Dans tous les cas, le développement du Babisme est un épisode intéressant de l'histoire
des religions et des civilisa-rions modernes. Et puis, après tout, ceux-là qui
le vantent ont peut-être raison; il se peut que du Babisme sorte un jour la régénération
des peuples persans, même de l'Islam tout entier, qui en a besoin; et, malheureusement,
il n'est guère de régénérations de peuples qui ne soient accompagnées d'une grande
effusion de sang." (M.J. Balteau: "Le Babisme", p. 28.)
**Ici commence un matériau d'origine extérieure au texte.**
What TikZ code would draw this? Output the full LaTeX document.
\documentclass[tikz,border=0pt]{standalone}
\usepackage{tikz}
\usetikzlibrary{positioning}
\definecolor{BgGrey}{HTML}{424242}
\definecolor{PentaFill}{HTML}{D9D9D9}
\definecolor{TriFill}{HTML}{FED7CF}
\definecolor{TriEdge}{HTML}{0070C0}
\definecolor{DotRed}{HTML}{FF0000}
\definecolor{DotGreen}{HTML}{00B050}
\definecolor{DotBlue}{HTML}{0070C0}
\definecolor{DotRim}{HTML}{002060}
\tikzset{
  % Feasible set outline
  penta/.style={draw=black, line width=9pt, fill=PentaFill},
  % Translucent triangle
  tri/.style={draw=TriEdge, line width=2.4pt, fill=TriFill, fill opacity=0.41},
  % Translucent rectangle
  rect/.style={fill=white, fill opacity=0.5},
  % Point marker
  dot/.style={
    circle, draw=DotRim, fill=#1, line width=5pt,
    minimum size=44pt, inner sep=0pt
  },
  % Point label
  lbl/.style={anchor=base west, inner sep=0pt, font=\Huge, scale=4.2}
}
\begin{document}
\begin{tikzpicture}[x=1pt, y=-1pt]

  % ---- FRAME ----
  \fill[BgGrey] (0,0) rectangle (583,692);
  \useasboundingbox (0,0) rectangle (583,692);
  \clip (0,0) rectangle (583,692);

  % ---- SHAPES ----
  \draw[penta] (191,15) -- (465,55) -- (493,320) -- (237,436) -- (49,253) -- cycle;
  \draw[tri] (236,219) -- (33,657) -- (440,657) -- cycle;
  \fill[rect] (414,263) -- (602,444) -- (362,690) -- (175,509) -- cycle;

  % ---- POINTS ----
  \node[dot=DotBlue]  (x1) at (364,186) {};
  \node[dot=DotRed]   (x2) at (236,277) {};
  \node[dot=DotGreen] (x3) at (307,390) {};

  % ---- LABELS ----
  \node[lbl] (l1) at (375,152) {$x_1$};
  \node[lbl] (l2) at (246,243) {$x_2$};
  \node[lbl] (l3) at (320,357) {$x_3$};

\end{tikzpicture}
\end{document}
(ep.10) Titre d' 'Abdu'l-Baha.
(ep.11) "Le caliphat débuta par l'élection d'Abu-Bakr
en l'an 632 ap. J-C. et dura jusqu'en 1258 ap. J.-C., lorsque Hulagu Khan saccagea
Baghad et mit à mort Mu'tasim-Bi'llah. Pendant près de trois siècles après cette
catastrophe, le titre de caliphe fut perpétué en Égypte par des descendants de
la Maison d' 'Abbas qui vécurent, sous la protection de ses souverains mamelouks,
jusqu'en 1517 ap.J.C., année où Sultan Salim, l'Ottoman, ayant conquis la dynastie
mamelouke, incita le caliphe déchu à lui en transférer le titre et l'insigne."